Этот ход мыслей принял более широкий оборот, пока я продолжал свою задачу. Сад стал символом, который, казалось, предлагал не лишенный смысла комментарий к проблеме, беспокоящей так много умов в это время. Человечество в течение нескольких лет демонстрировало себя столь шокирующим образом, что, кажется, в нашу защиту нечего сказать. На первый взгляд, спор идет с такими, как декан Инг, которые считают человеческую природу неизлечимо порочной, а прогресс — праздной иллюзией. Мы просто ходим кругами. Иногда нам кажется, что мы делаем наш сад жизни цивилизованным и культурным. Наконец, говорим мы, мы справились с сорняками. Затем внезапно мы впадаем в варварство, и все наши нежные культуры исчезают перед натиском слепой ярости и дикости, которые могут быть скованы в нас, но никогда не искоренены. Это удручающая философия, и в свете нашего недавнего опыта было бы нелегко лелеять мечту о человеческом совершенствовании, которая была столь популярной идеей у философов-радикалов столетие назад. Едва ли можно утверждать, что человеческая природа стала лучше, чем была тысячу или, возможно, десять тысяч лет назад. Наш сад так же полон потенциальных сорняков, как и всегда, и когда они прорастают, они так же непристойны и разрушительны, как и всегда.

Если бы это было всё, мы могли бы впасть в отчаяние.
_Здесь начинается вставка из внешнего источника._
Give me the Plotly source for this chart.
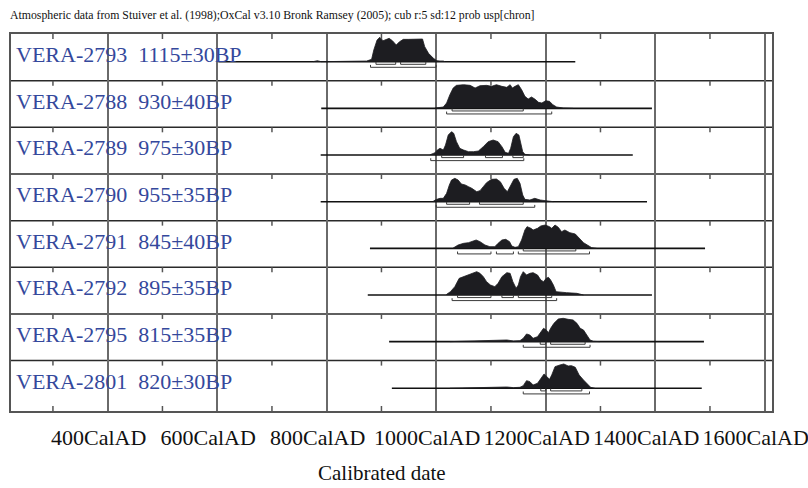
import plotly.graph_objects as go

# ---------------- data ----------------
TITLE = ("Atmospheric data from Stuiver et al. (1998);OxCal v3.10 Bronk Ramsey (2005); "
         "cub r:5 sd:12 prob usp[chron]")
X_AXIS_TITLE = "Calibrated date"

SAMPLE_LABELS = [
    "VERA-2793  1115±30BP",
    "VERA-2788  930±40BP",
    "VERA-2789  975±30BP",
    "VERA-2790  955±35BP",
    "VERA-2791  845±40BP",
    "VERA-2792  895±35BP",
    "VERA-2795  815±35BP",
    "VERA-2801  820±30BP",
]

X_TICKS = [400, 600, 800, 1000, 1200, 1400, 1600]
X_TICK_TEXT = ["400CalAD", "600CalAD", "800CalAD", "1000CalAD",
               "1200CalAD", "1400CalAD", "1600CalAD"]
MINOR_TICKS = [300, 500, 700, 900, 1100, 1300, 1500]

# extent of the plotted calibration range (years AD) for every sample
LINE_START = [602, 790, 789, 789, 879, 875, 914, 919]
LINE_END = [1254, 1394, 1359, 1385, 1491, 1394, 1489, 1485]

# probability distributions (years AD, relative probability)
R1_YEARS = [775, 783, 790, 830, 836, 842, 873, 882, 886, 892, 897, 903, 909, 914, 920, 927, 933,
            940, 949, 958, 967, 975, 979, 986, 995, 1001, 1007, 1010, 1013, 1016]
R1_PROB = [0, 3, 0, 0, 1, 0, 2, 7, 35, 65, 73, 63, 67, 70, 63, 50, 60,
           67, 67, 67, 68, 68, 45, 25, 10, 3, 2, 3, 2, 0]

R2_YEARS = [998, 1013, 1019, 1025, 1031, 1037, 1050, 1062, 1071, 1080, 1092, 1101, 1110, 1120,
            1129, 1135, 1139, 1144, 1150, 1156, 1162, 1168, 1174, 1180, 1187, 1193, 1200, 1207,
            1213, 1220, 1232, 1250]
R2_PROB = [1, 4, 16, 41, 61, 69, 71, 69, 61, 68, 69, 66, 71, 66,
           63, 71, 61, 66, 71, 56, 36, 28, 34, 28, 18, 16, 23, 21,
           11, 4, 1, 0]

R3_YEARS = [989, 998, 1002, 1007, 1013, 1017, 1022, 1028, 1032, 1037, 1043, 1050, 1059, 1068,
            1077, 1086, 1095, 1104, 1113, 1120, 1126, 1132, 1136, 1141, 1146, 1151, 1154, 1158,
            1162, 1171]
R3_PROB = [1, 7, 15, 20, 15, 30, 60, 70, 65, 40, 20, 15, 10, 10,
           12, 25, 40, 45, 40, 25, 8, 5, 20, 55, 65, 60, 35, 10,
           2, 0]

R4_YEARS = [995, 1001, 1007, 1013, 1019, 1024, 1028, 1034, 1040, 1046, 1053, 1059, 1065, 1074,
            1080, 1086, 1092, 1101, 1110, 1117, 1124, 1130, 1136, 1142, 1148, 1153, 1158, 1162,
            1171, 1180, 1190, 1202, 1214]
R4_PROB = [2, 7, 10, 10, 25, 50, 65, 70, 65, 53, 50, 45, 40, 30,
           33, 45, 57, 67, 68, 60, 40, 30, 50, 67, 70, 55, 20, 7,
           5, 10, 5, 2, 0]

R5_YEARS = [1031, 1040, 1050, 1059, 1068, 1073, 1080, 1089, 1098, 1107, 1113, 1120, 1127, 1134,
            1138, 1144, 1150, 1156, 1162, 1166, 1173, 1177, 1185, 1191, 1199, 1207, 1211, 1217,
            1223, 1229, 1235, 1244, 1254, 1261, 1269, 1276, 1284, 1293]
R5_PROB = [1, 10, 15, 17, 23, 25, 20, 10, 5, 5, 15, 25, 27, 20,
           7, 3, 5, 25, 55, 65, 60, 55, 60, 67, 70, 65, 60, 70,
           63, 50, 55, 47, 43, 30, 17, 10, 2, 0]

R6_YEARS = [1019, 1026, 1034, 1042, 1050, 1059, 1068, 1074, 1080, 1086, 1092, 1099, 1107, 1113,
            1120, 1129, 1135, 1140, 1146, 1150, 1154, 1159, 1165, 1171, 1177, 1185, 1191, 1196,
            1201, 1205, 1209, 1214, 1219, 1229, 1238, 1257, 1269]
R6_PROB = [2, 10, 25, 50, 55, 60, 67, 70, 65, 55, 40, 30, 25, 35,
           55, 67, 65, 40, 20, 30, 55, 70, 60, 65, 67, 60, 45, 40,
           50, 53, 45, 30, 10, 8, 7, 5, 0]

R7_YEARS = [1025, 1056, 1086, 1117, 1129, 1141, 1153, 1159, 1165, 1171, 1177, 1185, 1191, 1196,
            1201, 1205, 1209, 1215, 1223, 1232, 1241, 1250, 1257, 1263, 1269, 1275, 1281, 1287,
            1299]
R7_PROB = [0, 1, 2, 3, 5, 2, 3, 10, 23, 20, 10, 15, 30, 40,
           35, 27, 40, 55, 68, 70, 67, 65, 55, 40, 35, 20, 5, 1,
           0]

R8_YEARS = [1025, 1068, 1104, 1129, 1141, 1153, 1159, 1165, 1171, 1177, 1185, 1191, 1197, 1202,
            1207, 1211, 1217, 1226, 1233, 1241, 1247, 1254, 1261, 1269, 1276, 1282, 1290]
R8_PROB = [0, 1, 2, 4, 2, 3, 8, 23, 20, 10, 15, 30, 43, 35,
           27, 40, 65, 70, 73, 67, 68, 63, 40, 25, 13, 3, 0]

YEARS = [R1_YEARS, R2_YEARS, R3_YEARS, R4_YEARS, R5_YEARS, R6_YEARS, R7_YEARS, R8_YEARS]
PROBS = [R1_PROB, R2_PROB, R3_PROB, R4_PROB, R5_PROB, R6_PROB, R7_PROB, R8_PROB]

# 68.2% (1 sigma) and 95.4% (2 sigma) ranges
SIGMA1 = [
    [(890, 926), (935, 981)],
    [(1029, 1159)],
    [(1010, 1050), (1090, 1121), (1140, 1159)],
    [(1019, 1061), (1079, 1159)],
    [(1159, 1255)],
    [(1039, 1100), (1120, 1141), (1150, 1211)],
    [(1190, 1200), (1209, 1272)],
    [(1191, 1200), (1209, 1266)],
]
SIGMA2 = [
    [(880, 1000)],
    [(1019, 1211)],
    [(990, 1160)],
    [(1000, 1180)],
    [(1039, 1100), (1110, 1141), (1150, 1280)],
    [(1029, 1220)],
    [(1159, 1281)],
    [(1159, 1280)],
]

# ---------------- layout geometry ----------------
W, H = 808, 488
M_L, M_R, M_T, M_B = 11, 36, 34, 77
X_RANGE = [223.4, 1613.3]
N = len(SAMPLE_LABELS)
Y_BOTTOM = -0.08
Y_RANGE = [Y_BOTTOM, N]
PX = (H - M_T - M_B) / (Y_RANGE[1] - Y_RANGE[0])  # pixels per y unit

BASE_OFFSET = 27.7 / PX       # baseline below row top
PROB_SCALE = (1 / 3) / PX     # one probability unit = 1/3 px
S1_DY, S2_DY, TICK_DY = 2.6 / PX, 5.6 / PX, 2.4 / PX

FILL = "#1d1d21"
LABEL_BLUE = "#34489c"
FONT = "Liberation Serif, Times New Roman, serif"

fig = go.Figure()

for i in range(N):
    top = N - i
    base = top - BASE_OFFSET
    # baseline
    fig.add_trace(go.Scatter(x=[LINE_START[i], LINE_END[i]], y=[base, base], mode="lines",
                             line=dict(color="#111111", width=1.6), hoverinfo="skip",
                             showlegend=False))
    # distribution
    xs = [YEARS[i][0]] + YEARS[i] + [YEARS[i][-1]]
    ys = [base] + [base + p * PROB_SCALE for p in PROBS[i]] + [base]
    fig.add_trace(go.Scatter(x=xs, y=ys, mode="lines", fill="toself", fillcolor=FILL,
                             line=dict(color=FILL, width=0.8), hoverinfo="skip",
                             showlegend=False))
    # range brackets
    for ranges, dy in ((SIGMA1[i], S1_DY), (SIGMA2[i], S2_DY)):
        bx, by = [], []
        yl = base - dy
        for a, b in ranges:
            bx += [a, a, b, b, None]
            by += [yl + TICK_DY, yl, yl, yl + TICK_DY, None]
        fig.add_trace(go.Scatter(x=bx, y=by, mode="lines",
                                 line=dict(color="#3a3a3a", width=1), hoverinfo="skip",
                                 showlegend=False))

shapes = []
# row separators
for k in range(1, N):
    shapes.append(dict(type="line", xref="paper", x0=0, x1=1, yref="y", y0=k, y1=k,
                       line=dict(color="#2a2a2a", width=1.5), layer="below"))
# minor ticks at each row top (downwards) and bottom frame (upwards)
for t in MINOR_TICKS:
    for k in range(1, N + 1):
        shapes.append(dict(type="line", xref="x", x0=t, x1=t, yref="y",
                           y0=k, y1=k - 5 / PX, line=dict(color="#555555", width=1.5)))
    shapes.append(dict(type="line", xref="x", x0=t, x1=t, yref="y",
                       y0=Y_BOTTOM, y1=Y_BOTTOM + 5 / PX, line=dict(color="#555555", width=1.5)))

annotations = []
for i, lab in enumerate(SAMPLE_LABELS):
    top = N - i
    annotations.append(dict(text=lab, xref="paper", x=0, xshift=3, xanchor="left",
                            yref="y", y=top - 20.5 / PX, yanchor="middle", showarrow=False,
                            font=dict(family=FONT, size=22, color=LABEL_BLUE)))
annotations.append(dict(text=TITLE, xref="paper", x=0, xanchor="left", xshift=-3,
                        yref="paper", y=1, yshift=10, yanchor="bottom", showarrow=False,
                        font=dict(family=FONT, size=11.8, color="#111111")))
annotations.append(dict(text=X_AXIS_TITLE, xref="paper", x=0.4875, xanchor="center",
                        yref="paper", y=0, yshift=-62, yanchor="middle", showarrow=False,
                        font=dict(family=FONT, size=21, color="#111111")))

fig.update_layout(
    width=W, height=H,
    margin=dict(l=M_L, r=M_R, t=M_T, b=M_B, autoexpand=False),
    paper_bgcolor="white", plot_bgcolor="white",
    shapes=shapes, annotations=annotations,
    showlegend=False,
    xaxis=dict(range=X_RANGE, tickmode="array", tickvals=X_TICKS, ticktext=X_TICK_TEXT,
               showgrid=True, gridcolor="#6a6a6a", gridwidth=1.5, zeroline=False,
               showline=True, mirror=True, linecolor="#555555", linewidth=1.5,
               ticks="", tickangle=0, automargin=False, ticklabeloverflow="allow",
               ticklabelshift=-9, ticklabelstandoff=6,
               tickfont=dict(family=FONT, size=22, color="#111111")),
    yaxis=dict(range=Y_RANGE, showgrid=False, zeroline=False, showticklabels=False,
               automargin=False,
               showline=True, mirror=True, linecolor="#555555", linewidth=1.5, ticks=""),
)

fig.write_html("out.html", config={"displayModeBar": False},
               post_script="document.body.style.margin='0';document.body.style.overflow='hidden';")
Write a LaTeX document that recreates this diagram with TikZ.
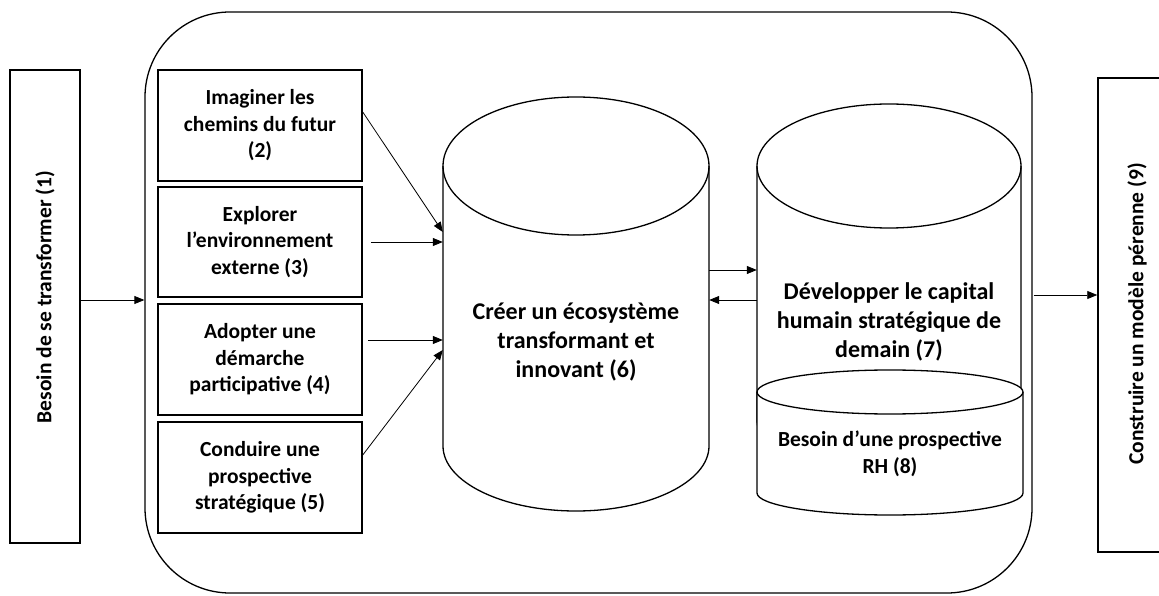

Но не менее верно и то, что садоводство не было напрасным. Даже в присутствии ужасающей реакции этих дней можно утверждать, что человеческое общество одержало великие победы над сорняками человеческой природы. Человек, может, и не стал лучше, чем был десять тысяч лет назад, но сообщество людей стало лучше. Законы, по которым мы живем, — более гуманные законы, чем когда-либо существовавшие в прошлом. В наших общих отношениях больше справедливости и беспристрастности, больше уважения к человеческой жизни, больше чувства человеческих прав и свобод. Мы ведем войну дико, но мы не истребляем женщин и детей, и мы не обращаем побежденных в рабство, как это делали греки.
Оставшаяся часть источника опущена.